==== Supplied data ====

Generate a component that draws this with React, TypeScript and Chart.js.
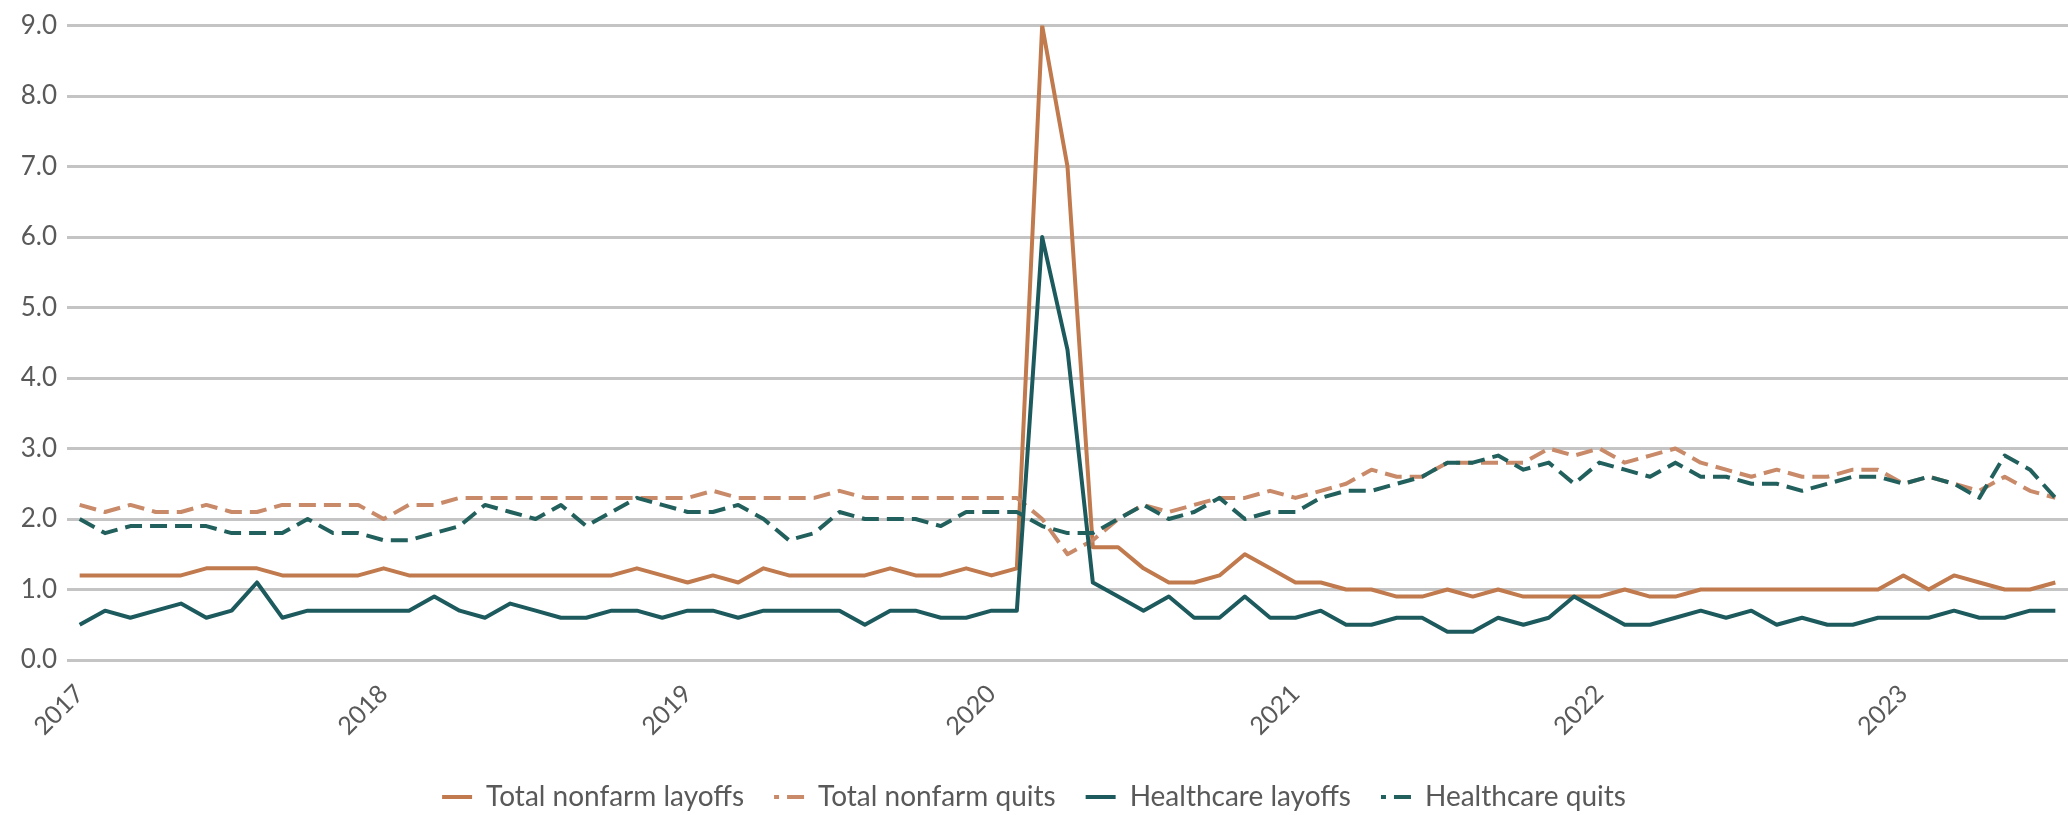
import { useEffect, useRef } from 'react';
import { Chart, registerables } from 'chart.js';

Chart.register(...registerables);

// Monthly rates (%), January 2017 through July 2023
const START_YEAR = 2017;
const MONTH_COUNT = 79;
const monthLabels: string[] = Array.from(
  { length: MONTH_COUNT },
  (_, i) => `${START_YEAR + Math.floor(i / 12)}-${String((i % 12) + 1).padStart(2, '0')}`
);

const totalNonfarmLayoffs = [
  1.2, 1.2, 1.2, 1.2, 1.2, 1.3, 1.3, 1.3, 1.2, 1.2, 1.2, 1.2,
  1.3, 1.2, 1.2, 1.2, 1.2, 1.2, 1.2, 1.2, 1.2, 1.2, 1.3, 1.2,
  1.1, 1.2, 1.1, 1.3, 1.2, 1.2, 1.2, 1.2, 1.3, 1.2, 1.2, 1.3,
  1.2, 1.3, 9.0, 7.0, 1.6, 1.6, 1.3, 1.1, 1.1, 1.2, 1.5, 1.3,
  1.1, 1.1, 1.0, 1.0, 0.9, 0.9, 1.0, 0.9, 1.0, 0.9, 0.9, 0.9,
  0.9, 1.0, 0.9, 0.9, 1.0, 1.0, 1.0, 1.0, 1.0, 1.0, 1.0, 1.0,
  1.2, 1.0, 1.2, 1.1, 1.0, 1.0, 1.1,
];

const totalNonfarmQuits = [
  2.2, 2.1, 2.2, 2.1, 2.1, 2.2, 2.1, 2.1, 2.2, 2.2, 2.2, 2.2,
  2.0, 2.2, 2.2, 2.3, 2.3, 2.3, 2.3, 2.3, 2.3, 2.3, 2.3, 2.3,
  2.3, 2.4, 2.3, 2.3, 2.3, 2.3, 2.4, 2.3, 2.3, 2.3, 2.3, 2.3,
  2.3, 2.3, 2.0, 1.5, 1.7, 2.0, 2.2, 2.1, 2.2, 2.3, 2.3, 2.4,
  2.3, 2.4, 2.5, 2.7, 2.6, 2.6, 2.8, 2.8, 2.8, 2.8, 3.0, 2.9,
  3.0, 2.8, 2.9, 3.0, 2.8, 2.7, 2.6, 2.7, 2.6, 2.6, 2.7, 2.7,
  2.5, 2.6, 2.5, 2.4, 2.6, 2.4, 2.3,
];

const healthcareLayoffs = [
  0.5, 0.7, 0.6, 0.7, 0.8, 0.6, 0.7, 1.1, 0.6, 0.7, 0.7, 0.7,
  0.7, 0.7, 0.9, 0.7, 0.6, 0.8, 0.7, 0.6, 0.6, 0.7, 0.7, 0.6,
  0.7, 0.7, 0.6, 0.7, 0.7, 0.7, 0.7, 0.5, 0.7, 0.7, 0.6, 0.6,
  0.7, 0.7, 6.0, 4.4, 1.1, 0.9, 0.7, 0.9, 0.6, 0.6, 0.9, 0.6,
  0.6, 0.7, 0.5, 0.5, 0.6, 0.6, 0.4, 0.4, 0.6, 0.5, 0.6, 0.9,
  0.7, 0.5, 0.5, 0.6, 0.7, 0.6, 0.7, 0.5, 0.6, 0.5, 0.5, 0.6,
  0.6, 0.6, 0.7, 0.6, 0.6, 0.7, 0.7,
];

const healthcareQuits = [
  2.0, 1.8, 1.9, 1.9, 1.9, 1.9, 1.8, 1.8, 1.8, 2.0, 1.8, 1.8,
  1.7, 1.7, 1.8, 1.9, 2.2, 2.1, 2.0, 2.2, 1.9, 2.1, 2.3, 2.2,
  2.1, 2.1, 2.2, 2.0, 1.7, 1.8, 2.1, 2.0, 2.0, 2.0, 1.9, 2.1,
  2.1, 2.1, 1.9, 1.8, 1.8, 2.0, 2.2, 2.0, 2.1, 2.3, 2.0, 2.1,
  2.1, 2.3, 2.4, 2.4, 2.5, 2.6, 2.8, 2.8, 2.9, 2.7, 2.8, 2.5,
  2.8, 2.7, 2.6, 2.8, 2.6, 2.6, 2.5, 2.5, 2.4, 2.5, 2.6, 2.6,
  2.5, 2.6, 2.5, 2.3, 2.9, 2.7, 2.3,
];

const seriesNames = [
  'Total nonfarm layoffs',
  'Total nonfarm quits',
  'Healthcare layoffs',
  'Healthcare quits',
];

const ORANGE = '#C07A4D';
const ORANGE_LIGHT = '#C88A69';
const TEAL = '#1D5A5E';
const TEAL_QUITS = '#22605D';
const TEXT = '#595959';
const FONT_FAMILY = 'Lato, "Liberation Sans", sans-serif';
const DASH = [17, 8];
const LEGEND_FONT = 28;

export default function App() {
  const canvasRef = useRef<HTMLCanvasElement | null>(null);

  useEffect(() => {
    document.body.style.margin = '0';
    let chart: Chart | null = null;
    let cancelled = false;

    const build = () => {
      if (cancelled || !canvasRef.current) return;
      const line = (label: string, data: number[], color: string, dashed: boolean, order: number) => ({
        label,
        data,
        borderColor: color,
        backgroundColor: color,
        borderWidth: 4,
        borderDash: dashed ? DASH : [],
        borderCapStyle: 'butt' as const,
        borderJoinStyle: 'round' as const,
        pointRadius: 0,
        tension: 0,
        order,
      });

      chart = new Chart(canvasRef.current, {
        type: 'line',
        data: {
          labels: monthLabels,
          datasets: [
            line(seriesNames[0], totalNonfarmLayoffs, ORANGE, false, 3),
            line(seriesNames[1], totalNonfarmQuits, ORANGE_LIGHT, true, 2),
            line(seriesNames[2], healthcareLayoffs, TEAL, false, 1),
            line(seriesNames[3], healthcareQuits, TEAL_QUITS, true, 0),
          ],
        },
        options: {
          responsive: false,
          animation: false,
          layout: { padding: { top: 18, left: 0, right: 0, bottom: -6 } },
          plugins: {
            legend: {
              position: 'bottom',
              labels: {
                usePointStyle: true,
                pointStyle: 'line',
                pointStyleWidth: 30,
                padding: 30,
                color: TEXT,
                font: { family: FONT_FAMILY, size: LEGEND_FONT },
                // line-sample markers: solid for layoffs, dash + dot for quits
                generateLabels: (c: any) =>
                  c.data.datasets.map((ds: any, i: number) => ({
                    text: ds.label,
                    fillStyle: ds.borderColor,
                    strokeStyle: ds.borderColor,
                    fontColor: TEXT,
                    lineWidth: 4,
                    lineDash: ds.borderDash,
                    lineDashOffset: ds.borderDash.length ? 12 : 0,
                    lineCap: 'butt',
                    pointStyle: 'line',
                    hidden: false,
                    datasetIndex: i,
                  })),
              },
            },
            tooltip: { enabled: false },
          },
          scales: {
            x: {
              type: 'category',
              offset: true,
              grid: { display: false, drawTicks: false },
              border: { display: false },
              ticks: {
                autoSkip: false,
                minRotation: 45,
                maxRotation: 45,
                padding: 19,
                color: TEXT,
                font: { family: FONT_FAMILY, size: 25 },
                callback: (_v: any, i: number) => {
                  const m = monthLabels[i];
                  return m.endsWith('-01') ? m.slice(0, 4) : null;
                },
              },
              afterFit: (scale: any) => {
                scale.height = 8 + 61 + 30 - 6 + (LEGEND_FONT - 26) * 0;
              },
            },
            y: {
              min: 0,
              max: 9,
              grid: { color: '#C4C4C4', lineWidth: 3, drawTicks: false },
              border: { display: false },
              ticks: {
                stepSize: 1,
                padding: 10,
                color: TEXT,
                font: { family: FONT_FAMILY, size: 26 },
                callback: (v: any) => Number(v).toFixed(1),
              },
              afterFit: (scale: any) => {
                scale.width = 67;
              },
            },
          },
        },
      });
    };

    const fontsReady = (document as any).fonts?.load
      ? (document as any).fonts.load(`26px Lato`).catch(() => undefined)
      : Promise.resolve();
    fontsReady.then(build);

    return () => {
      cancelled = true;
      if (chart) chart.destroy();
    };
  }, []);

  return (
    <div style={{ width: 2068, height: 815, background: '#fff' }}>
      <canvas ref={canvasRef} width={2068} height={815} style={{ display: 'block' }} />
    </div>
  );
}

====

__Task description__
Skip every picture and return the lines above from the top through the one that contains "Chart.register(...registerables);".

__Full response__
Generate a component that draws this with React, TypeScript and Chart.js.
import { useEffect, useRef } from 'react';
import { Chart, registerables } from 'chart.js';

Chart.register(...registerables);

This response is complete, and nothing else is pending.